Definitely Not Hell’s Kitchen: Building Leaders at Earls
By Sean Townsend
How do you succeed for nearly three decades in the fiercely competitive casual-dining business? According to Mark Barry, vice president of Human Resources with Earls Restaurants, it helps to have a secret formula.
“The secret formula is to create an organization that has the capacity to renew itself,” says Barry. “The average life of a concept in our business is four to five years. The moment you stay complacent is the moment you’re left in the dust.”
Founded in 1982, the Vancouver-based Earls chain now has 62 restaurants in Canada and the western United States. But getting there hasn’t been easy.
“Earls was once alone in our niche between the quick-service and white tablecloth restaurant,” says Barry. “But our niche has become very crowded indeed. And there’s a shrinking pool of people to recruit from.”
To stay ahead of the competition, Earls invests heavily in training people for the knowledge and competencies they need to run a restaurant, and in developing them as leaders. “The key to everything is developing excellent leaders,” says Barry. “People don’t quit their jobs, they quit their bosses. To create engagement, we need to have the strongest leadership of any industry.”
Barry notes that employees are referred to as “business partners” at Earls, and that the vast majority of leaders come up through the company. “But our business is considered transitional—a stepping stone for people seeking other careers. The big challenge for our leaders, who manage up to 200 part-time staff with widely varying goals, is getting that workforce to buy in to our vision.”

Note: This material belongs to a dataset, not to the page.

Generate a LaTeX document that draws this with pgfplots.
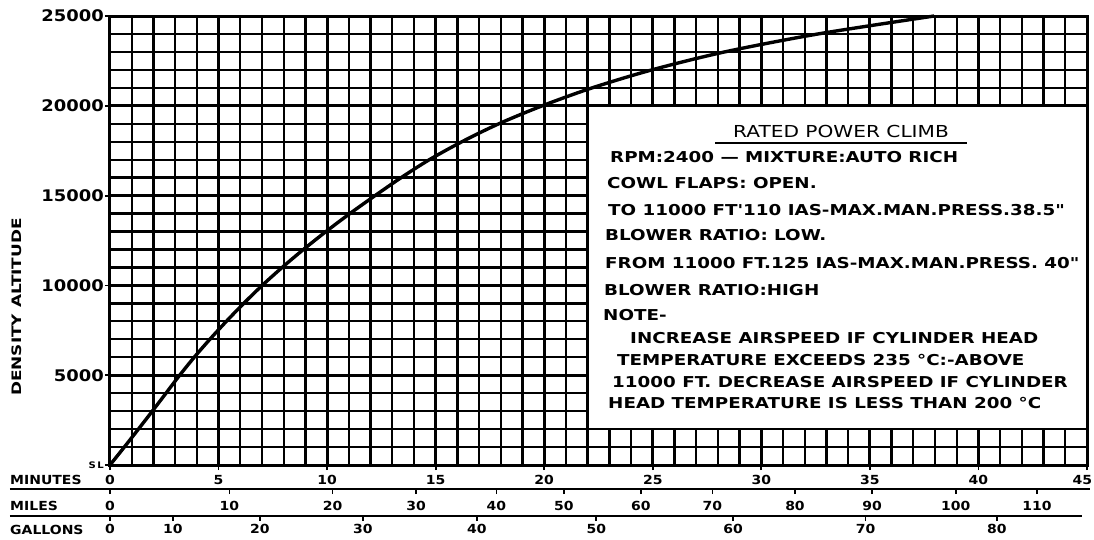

A key ingredient in the Earls secret formula is the Thomas-Kilmann Conflict Mode Instrument (TKI), which the organization has been using since 2006 in its team-leadership seminars for junior leaders such as day supervisors and kitchen supervisors.
“We address leadership development as a philosophy of personal mastery,” says Barry. “Really effective leaders develop a capacity to take information about themselves and systematically work on improving. With less-experienced people who need to engage transitional staff, it’s crucial for them to ask, ‘What kind of leader am I?’”
Armed with information the TKI gives them about themselves, leaders at Earls learn to master one of the toughest challenges of all. “Conflict invariably comes up with leaders who are managing so many relationships,” says Barry, “but dealing with conflict is difficult for many people.
“The TKI positions conflict in terms of self-awareness, so people understand their own tendencies for handling conflict. It helps them realize that there are choices in dealing with conflict—not better or worse, but more or less effective in various situations—and that there are consequences of choosing each mode. What opportunities exist for them to use other modes in a strategic way?”
Barry sees that kind of strategic thinking as vital to being an effective leader: “Leaders have to be very deliberate and strategic. If they can put aside emotion and defensiveness, and create that pause, that moment of rationality—that is the essence of leadership.”
Barry says creating strong leaders is a point of professional pride at Earls, whether those leaders stay with the company or not. “Leadership is a personal voyage. We often get letters from people who say it has benefited their careers and their personal lives. As an organization, that sort of feedback and contact really juices us. We have left people with something they can take away. That is very inspiring to us.”
Sean Townsend is from Psychometrics Canada.